Metakognisi, yang merupakan kemampuan untuk memahami dan mengontrol proses berpikir sendiri, menjadi aspek penting dalam pembelajaran. Contohnya, siswa dapat melakukan refleksi setelah menyelesaikan tugas, mencatat apa yang berhasil dan apa yang perlu diperbaiki. Dengan cara ini, mereka tidak hanya belajar dari pengalaman, tetapi juga menjadi lebih sadar akan strategi yang efektif dalam belajar.
Dengan menerapkan teori-teori kognitif dan metakognisi dalam pendidikan, kita tidak hanya mendorong siswa untuk lebih aktif dalam proses belajar mereka, tetapi juga membantu mereka mencapai pemahaman yang lebih mendalam dan hasil akademik yang lebih baik. Pendidikan yang berbasis pada prinsip-prinsip ini akan membekali siswa dengan keterampilan dan strategi yang diperlukan untuk menghadapi tantangan di masa depan, serta menciptakan lingkungan belajar yang inklusif dan mendukung.

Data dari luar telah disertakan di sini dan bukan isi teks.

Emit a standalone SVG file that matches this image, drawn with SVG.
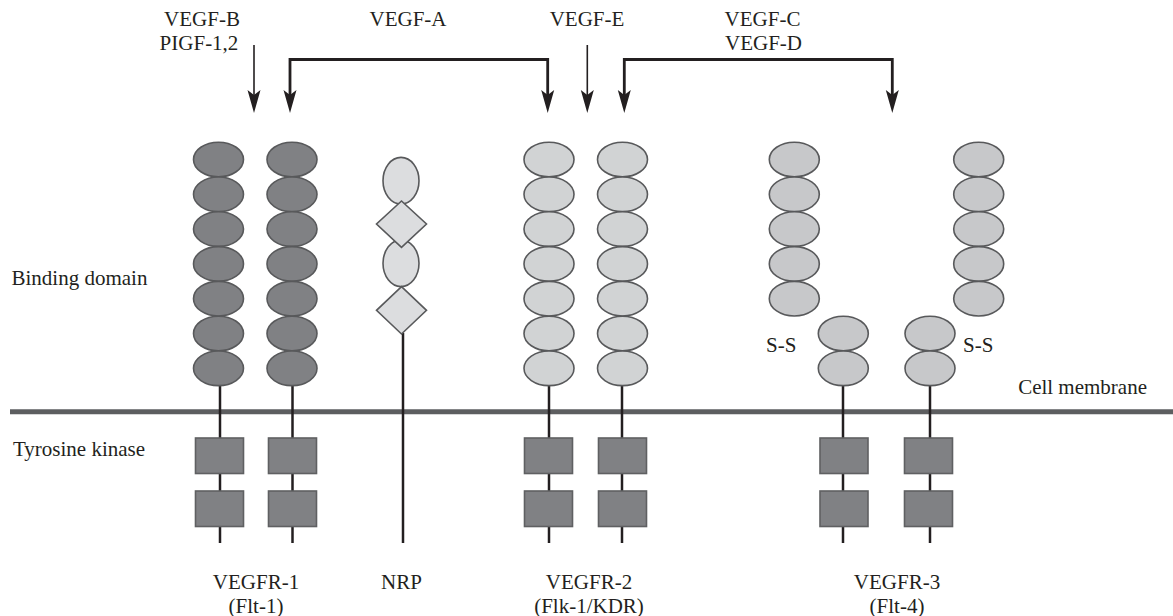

Dalam konteks pendidikan yang inklusif, penerapan teori-teori ini juga berkontribusi pada lingkungan yang mendukung semua siswa, terlepas dari latar belakang atau gaya belajar mereka. Dengan memahami bahwa setiap siswa memiliki cara unik dalam menyerap informasi, guru dapat merancang pembelajaran yang beragam dan fleksibel, seperti penggunaan teknologi pendidikan, pembelajaran berbasis proyek, atau pembelajaran kooperatif. Ini tidak hanya meningkatkan aksesibilitas tetapi juga memastikan bahwa setiap siswa merasa dihargai dan termotivasi untuk belajar.